Black cats have a bad rap among Turks
Unfortunately, such beliefs that have no basis in reality are easily spread. Turks have also fallen trap to this, which Armutak says explains many people's aversion or "shy" demeanor toward black cats.
This is most apparent in our daily conversations, particularly idioms and sayings.
From stupid superstitions such as having to change your path or touch something black or your hair when you come across a black cat to "aramıza kara kedi girdi" – a Turkish idiom which means to fall out with a dear friend but when literally translated is "to have a black cat between us" – the language we use is a direct reflection of our culture's views on the felines. The funny thing is that this is not a view rooted in Islam, as the religion does not brand these animals a threat to humans in any way. Conversely, Islam states that cats are the ornaments of the house and the water they drink cannot be deemed dirty.

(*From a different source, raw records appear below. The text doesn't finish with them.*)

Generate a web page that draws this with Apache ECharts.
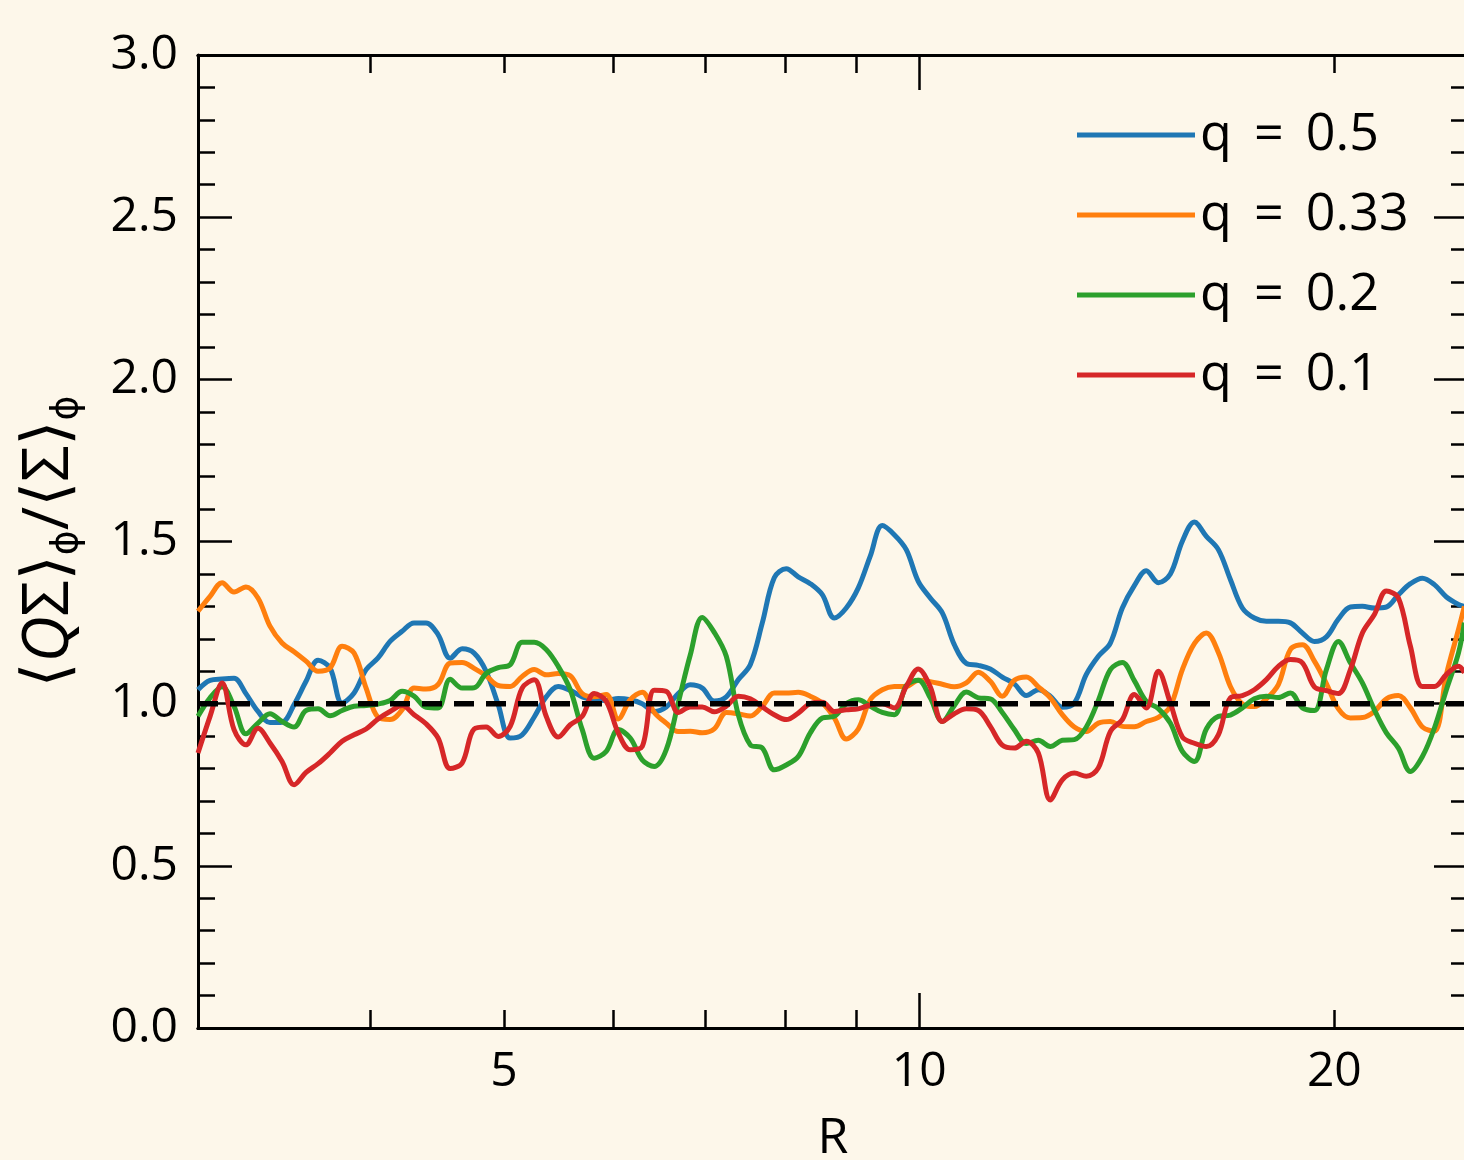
<!DOCTYPE html>
<html>
<head>
<meta charset="utf-8">
<script src="https://cdn.jsdelivr.net/npm/echarts@6/dist/echarts.min.js"></script>
<style>
  html, body { margin: 0; padding: 0; background: #fdf7ea; }
  #chart { width: 1464px; height: 1160px; }
</style>
</head>
<body>
<div id="chart"></div>
<script>
// radius samples (log-spaced)
const radius = [
  3.000, 3.061, 3.123, 3.186, 3.250, 3.316, 3.383, 3.452, 3.522, 3.593,
  3.666, 3.740, 3.816, 3.893, 3.972, 4.052, 4.134, 4.218, 4.303, 4.390,
  4.479, 4.570, 4.663, 4.757, 4.853, 4.952, 5.052, 5.154, 5.259, 5.365,
  5.474, 5.585, 5.698, 5.813, 5.931, 6.051, 6.173, 6.298, 6.426, 6.556,
  6.688, 6.824, 6.962, 7.103, 7.247, 7.393, 7.543, 7.696, 7.851, 8.010,
  8.172, 8.338, 8.507, 8.679, 8.854, 9.034, 9.216, 9.403, 9.593, 9.787,
  9.985, 10.187, 10.394, 10.604, 10.819, 11.038, 11.261, 11.489, 11.722, 11.959,
  12.201, 12.448, 12.700, 12.957, 13.219, 13.487, 13.760, 14.038, 14.322, 14.612,
  14.908, 15.210, 15.518, 15.832, 16.152, 16.479, 16.813, 17.153, 17.500, 17.854,
  18.216, 18.585, 18.961, 19.345, 19.736, 20.136, 20.543, 20.959, 21.383, 21.816,
  22.258, 22.708, 23.168, 23.637, 24.115, 24.604, 24.85
];

// q = 0.5
const qHalf = [
  1.043, 1.072, 1.076, 1.078, 1.031, 0.976, 0.942, 0.943, 0.997, 1.069,
  1.134, 1.110, 1.002, 1.033, 1.105, 1.141, 1.192, 1.223, 1.249, 1.249,
  1.213, 1.140, 1.169, 1.156, 1.100, 0.997, 0.894, 0.904, 0.959, 1.021,
  1.053, 1.041, 1.021, 1.012, 1.010, 1.016, 1.012, 1.000, 0.976, 0.990,
  1.031, 1.058, 1.048, 1.008, 1.021, 1.074, 1.120, 1.249, 1.388, 1.416,
  1.391, 1.370, 1.336, 1.264, 1.295, 1.357, 1.455, 1.549, 1.521, 1.475,
  1.377, 1.326, 1.280, 1.182, 1.124, 1.118, 1.107, 1.082, 1.061, 1.025,
  1.043, 1.023, 0.989, 1.002, 1.090, 1.146, 1.187, 1.295, 1.364, 1.410,
  1.373, 1.400, 1.501, 1.560, 1.516, 1.475, 1.383, 1.295, 1.264, 1.254,
  1.254, 1.249, 1.218, 1.192, 1.206, 1.261, 1.298, 1.300, 1.295, 1.298,
  1.336, 1.370, 1.387, 1.367, 1.329, 1.306, 1.300
];

// q = 0.33
const qThird = [
  1.285, 1.331, 1.373, 1.344, 1.360, 1.326, 1.239, 1.187, 1.160, 1.131,
  1.100, 1.110, 1.177, 1.156, 1.048, 0.958, 0.951, 0.981, 1.048, 1.045,
  1.059, 1.125, 1.127, 1.109, 1.086, 1.056, 1.053, 1.084, 1.105, 1.089,
  1.093, 1.086, 1.031, 1.021, 1.028, 0.953, 1.012, 1.035, 0.973, 0.940,
  0.914, 0.915, 0.910, 0.922, 0.973, 0.969, 0.962, 0.992, 1.033, 1.033,
  1.035, 1.023, 1.002, 0.956, 0.891, 0.922, 1.012, 1.043, 1.053, 1.053,
  1.072, 1.068, 1.060, 1.052, 1.064, 1.097, 1.069, 1.023, 1.072, 1.082,
  1.052, 1.018, 0.966, 0.928, 0.914, 0.940, 0.945, 0.930, 0.929, 0.945,
  0.958, 0.992, 1.105, 1.185, 1.218, 1.158, 1.053, 0.999, 0.991, 1.015,
  1.059, 1.167, 1.182, 1.131, 1.062, 0.984, 0.956, 0.957, 0.976, 1.015,
  1.025, 0.987, 0.928, 0.915, 1.090, 1.228, 1.300
];

// q = 0.2
const qFifth = [
  0.961, 1.018, 1.052, 0.992, 0.907, 0.940, 0.969, 0.945, 0.928, 0.979,
  0.984, 0.963, 0.979, 0.992, 0.994, 0.999, 1.010, 1.038, 1.023, 0.989,
  0.987, 1.075, 1.048, 1.049, 1.093, 1.111, 1.120, 1.189, 1.189, 1.167,
  1.115, 1.043, 0.920, 0.832, 0.853, 0.920, 0.894, 0.827, 0.806, 0.858,
  1.002, 1.150, 1.266, 1.220, 1.146, 0.966, 0.873, 0.863, 0.796, 0.811,
  0.837, 0.910, 0.956, 0.961, 1.000, 1.012, 0.992, 0.973, 0.966, 1.056,
  1.072, 1.018, 0.945, 0.994, 1.036, 1.018, 1.015, 0.973, 0.920, 0.877,
  0.887, 0.868, 0.887, 0.889, 0.928, 1.010, 1.105, 1.127, 1.071, 1.007,
  0.985, 0.940, 0.853, 0.822, 0.922, 0.961, 0.965, 0.987, 1.015, 1.023,
  1.019, 1.033, 0.987, 0.979, 1.105, 1.192, 1.126, 1.064, 0.981, 0.910,
  0.863, 0.791, 0.837, 0.925, 1.043, 1.156, 1.250
];

// q = 0.1
const qTenth = [
  0.848, 0.961, 1.064, 0.920, 0.873, 0.924, 0.879, 0.822, 0.750, 0.788,
  0.815, 0.848, 0.884, 0.904, 0.922, 0.953, 0.976, 0.994, 0.966, 0.938,
  0.894, 0.800, 0.817, 0.922, 0.928, 0.899, 0.930, 1.048, 1.074, 0.961,
  0.897, 0.935, 0.961, 1.031, 1.007, 0.910, 0.858, 0.868, 1.041, 1.038,
  0.973, 0.990, 0.990, 0.975, 0.992, 1.023, 1.015, 0.990, 0.966, 0.951,
  0.971, 1.000, 1.004, 0.976, 0.981, 0.984, 0.996, 1.000, 0.987, 1.053,
  1.107, 1.052, 0.945, 0.969, 0.984, 0.979, 0.930, 0.872, 0.863, 0.884,
  0.848, 0.703, 0.765, 0.786, 0.776, 0.802, 0.914, 0.951, 1.028, 0.987,
  1.100, 1.002, 0.897, 0.878, 0.868, 0.904, 1.018, 1.025, 1.043, 1.074,
  1.115, 1.136, 1.126, 1.052, 1.040, 1.031, 1.105, 1.218, 1.275, 1.347,
  1.326, 1.177, 1.053, 1.053, 1.090, 1.115, 1.095
];

const seriesNames = ['q \u2009=\u2009 0.5', 'q \u2009=\u2009 0.33', 'q \u2009=\u2009 0.2', 'q \u2009=\u2009 0.1'];
const seriesColors = ['#1f77b4', '#ff7f0e', '#2ca02c', '#d62728'];

const xRange = [3, 25];
const xMinorTicks = [4, 5, 6, 7, 8, 9, 20];
const xMajorTicks = [10];
const xTickLabels = [5, 10, 20];
const yRange = [0, 3];
const refLevel = 1.0;

const FONT = '"Open Sans", "DejaVu Sans", sans-serif';
const MATH = '"DejaVu Sans", sans-serif';
const INK = '#000';

const chart = echarts.init(document.getElementById('chart'));

// one x axis per tick length and side (matplotlib style, ticks inside)
function xAxisFor(position, ticks, len, labels) {
  return {
    type: 'log',
    logBase: 10,
    min: xRange[0],
    max: xRange[1],
    position: position,
    name: labels ? 'R' : '',
    nameLocation: 'middle',
    nameGap: 86,
    nameTextStyle: { fontFamily: FONT, fontSize: 50, color: INK },
    axisLine: { show: true, onZero: false, lineStyle: { color: INK, width: 3 } },
    axisTick: { show: true, inside: true, length: len, customValues: ticks, lineStyle: { color: INK, width: 2.5 } },
    minorTick: { show: false },
    axisLabel: labels
      ? { show: true, customValues: xTickLabels, fontFamily: FONT, fontSize: 48, color: INK, margin: 20,
          formatter: (v) => String(Math.round(v)) }
      : { show: false },
    splitLine: { show: false },
  };
}

function yAxisFor(position, labels) {
  return {
    type: 'value',
    min: yRange[0],
    max: yRange[1],
    interval: 0.5,
    position: position,
    name: labels ? '{b|\u27E8}{i|Q}{t|\u03A3}{b|\u27E9}{s|\u03D5}{t|/}{b|\u27E8}{t|\u03A3}{b|\u27E9}{s|\u03D5}' : '',
    nameLocation: 'middle',
    nameRotate: 90,
    nameGap: 112,
    nameTextStyle: {
      color: INK,
      rich: {
        t: { fontFamily: FONT, fontSize: 64, color: INK },
        i: { fontFamily: FONT, fontSize: 64, fontStyle: 'italic', color: INK },
        b: { fontFamily: MATH, fontSize: 64, color: INK },
        s: { fontFamily: MATH, fontSize: 38, color: INK, padding: [34, 0, 0, 0] },
      },
    },
    axisLine: { show: true, onZero: false, lineStyle: { color: INK, width: 3 } },
    axisTick: { show: true, inside: true, length: 34, lineStyle: { color: INK, width: 2.5 } },
    minorTick: { show: true, splitNumber: 5, length: 17, lineStyle: { color: INK, width: 2.5 } },
    axisLabel: labels
      ? { show: true, fontFamily: FONT, fontSize: 48, color: INK, margin: 20, formatter: (v) => v.toFixed(1) }
      : { show: false },
    splitLine: { show: false },
    minorSplitLine: { show: false },
  };
}

const curves = [qHalf, qThird, qFifth, qTenth].map((vals, idx) => ({
  name: seriesNames[idx],
  type: 'line',
  xAxisIndex: 0,
  yAxisIndex: 0,
  data: radius.map((r, i) => [r, vals[i]]),
  smooth: 0.35,
  showSymbol: false,
  lineStyle: { color: seriesColors[idx], width: 5 },
  itemStyle: { color: seriesColors[idx] },
  z: 3 + idx,
}));

const option = {
  backgroundColor: '#fdf7ea',
  animation: false,
  grid: { left: 198, top: 55, width: 1270, height: 973, containLabel: false, outerBoundsMode: 'none' },
  legend: {
    data: seriesNames,
    orient: 'vertical',
    left: 1072,
    top: 102,
    icon: 'rect',
    itemWidth: 118,
    itemHeight: 5,
    itemGap: 24,
    textStyle: { fontFamily: FONT, fontSize: 52, color: INK, lineHeight: 56 },
  },
  xAxis: [
    xAxisFor('bottom', xMinorTicks, 18, true),
    xAxisFor('bottom', xMajorTicks, 35, false),
    xAxisFor('top', xMinorTicks, 18, false),
    xAxisFor('top', xMajorTicks, 35, false),
  ],
  yAxis: [yAxisFor('left', true), yAxisFor('right', false)],
  series: curves.concat([{
    name: 'ref',
    type: 'line',
    xAxisIndex: 0,
    yAxisIndex: 0,
    data: [[xRange[0], refLevel], [xRange[1], refLevel]],
    showSymbol: false,
    lineStyle: { color: INK, width: 5.5, type: [20, 12] },
    z: 10,
  }]),
};

chart.setOption(option);
</script>
</body>
</html>
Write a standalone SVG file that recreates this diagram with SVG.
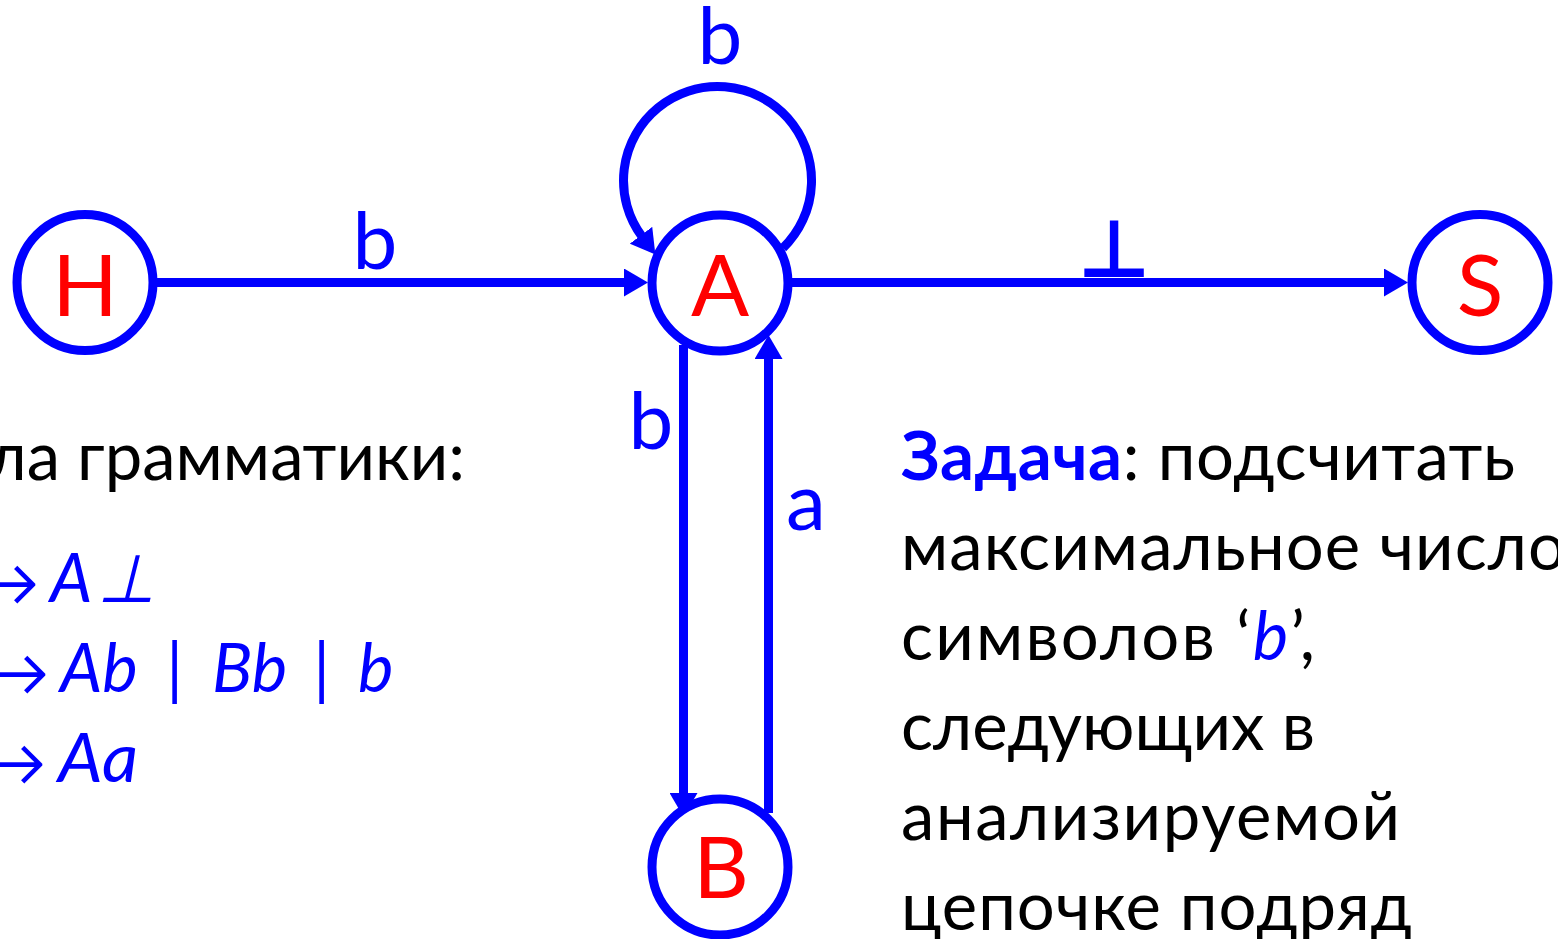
<svg xmlns="http://www.w3.org/2000/svg" width="1558" height="939" viewBox="0 0 1558 939">
  <style>
    .state { fill: #ffffff; stroke: #0000ff; stroke-width: 9; }
    .state-name { font-family: Lato, "Liberation Sans", sans-serif; font-size: 86px; fill: #ff0000; text-anchor: middle; }
    .edge { fill: none; stroke: #0000ff; stroke-width: 9; marker-end: url(#arrow); }
    .edge-label { font-family: Lato, "Liberation Sans", sans-serif; font-size: 80px; fill: #0000ff; text-anchor: middle; }
    .body { font-family: Lato, "Liberation Sans", sans-serif; font-size: 67px; fill: #000000; }
    .rule { font-family: Lato, "DejaVu Sans", sans-serif; font-size: 67px; font-style: italic; fill: #0000ff; }
    .rule-arrow { font-family: "DejaVu Sans", sans-serif; font-weight: 200; font-size: 94px; fill: #0000ff; text-anchor: end; }
    .blue { fill: #0000ff; }
    .bold { font-weight: bold; }
    .sym { font-family: "DejaVu Sans", sans-serif; }
  </style>
  <defs>
    <marker id="arrow" markerUnits="userSpaceOnUse" viewBox="0 0 24 28" markerWidth="24" markerHeight="28" refX="2" refY="14" orient="auto">
      <path d="M0,0 L24,14 L0,28 Z" fill="#0000ff"/>
    </marker>
  </defs>

  <!-- transitions -->
  <g id="connectors">
    <path class="edge" d="M153,282.5 H626"/>
    <path class="edge" d="M792,282.5 H1386"/>
    <path class="edge" d="M683.5,345 V795"/>
    <path class="edge" d="M768.5,813 V357"/>
    <path class="edge" d="M783,248 A94,94 0 1 0 642.2,236.8"/>
    <text class="edge-label" x="375" y="269">b</text>
    <text class="edge-label" x="720" y="64">b</text>
    <text class="edge-label" x="651" y="449">b</text>
    <text class="edge-label" x="806" y="530">a</text>
    <text class="edge-label sym" x="1114" y="277" font-size="66px" font-weight="bold">⊥</text>
  </g>

  <!-- states -->
  <g id="node-H">
    <circle class="state" cx="85" cy="282.5" r="68"/>
    <text class="state-name" x="85" y="316">H</text>
  </g>
  <g id="node-A">
    <circle class="state" cx="720" cy="283" r="68"/>
    <text class="state-name" x="720" y="316">A</text>
  </g>
  <g id="node-S">
    <circle class="state" cx="1480" cy="282.5" r="68"/>
    <text class="state-name" x="1480" y="316">S</text>
  </g>
  <g id="node-B">
    <circle class="state" cx="720" cy="867" r="68"/>
    <text class="state-name" x="721" y="898">B</text>
  </g>

  <!-- grammar rules -->
  <g id="grammar">
    <text class="body" x="465" y="480" text-anchor="end">ла грамматики:</text>

    <text class="rule-arrow" x="40" y="614">→</text>
    <text class="rule" x="50" y="602">A</text>
    <text class="rule sym" x="97" y="602" transform="skewX(-14) translate(150,0)">⊥</text>

    <text class="rule-arrow" x="50" y="704">→</text>
    <text class="rule" y="692"><tspan x="60">Ab</tspan><tspan x="166">|</tspan><tspan x="212">Bb</tspan><tspan x="313">|</tspan><tspan x="358">b</tspan></text>

    <text class="rule-arrow" x="47" y="794">→</text>
    <text class="rule" x="58" y="782" textLength="80" lengthAdjust="spacingAndGlyphs">Aa</text>
  </g>

  <!-- task statement -->
  <g id="task">
    <text class="body" x="901" y="480" textLength="614" lengthAdjust="spacing"><tspan class="blue bold">Задача</tspan>: подсчитать</text>
    <text class="body" x="901" y="570" textLength="665" lengthAdjust="spacing">максимальное число</text>
    <text class="body" x="901" y="660" textLength="414" lengthAdjust="spacing">символов ‘<tspan class="blue" font-style="italic">b</tspan>’,</text>
    <text class="body" x="901" y="750" textLength="414" lengthAdjust="spacing">следующих в</text>
    <text class="body" x="901" y="840" textLength="499" lengthAdjust="spacing">анализируемой</text>
    <text class="body" x="901" y="930" textLength="511" lengthAdjust="spacing">цепочке подряд</text>
  </g>
</svg>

Scholars believe this 180-degree shift in beliefs toward black cats stems from Turks' exchanges with other cultures and in particular European culture. Armutak says Halloween and its recurrent black cat motif have not helped black cats' cause.
Noting that only certain people detest black cats and refuse them entry into their homes, Armutak said: "These cats are kicked out onto the streets at the slightest incidence of bad luck, feared at night and believed to be uncanny and for this reason, are left hungry and thirsty and scared off."
Stressing that black cats are very intuitive, observant and introverted animals, Armutak said that they, like other felines, can share people's feelings, console them by rubbing on them and purring when they are crying and even meow at their joy.
"In the world of cats, there is also the belief that black cats are healers."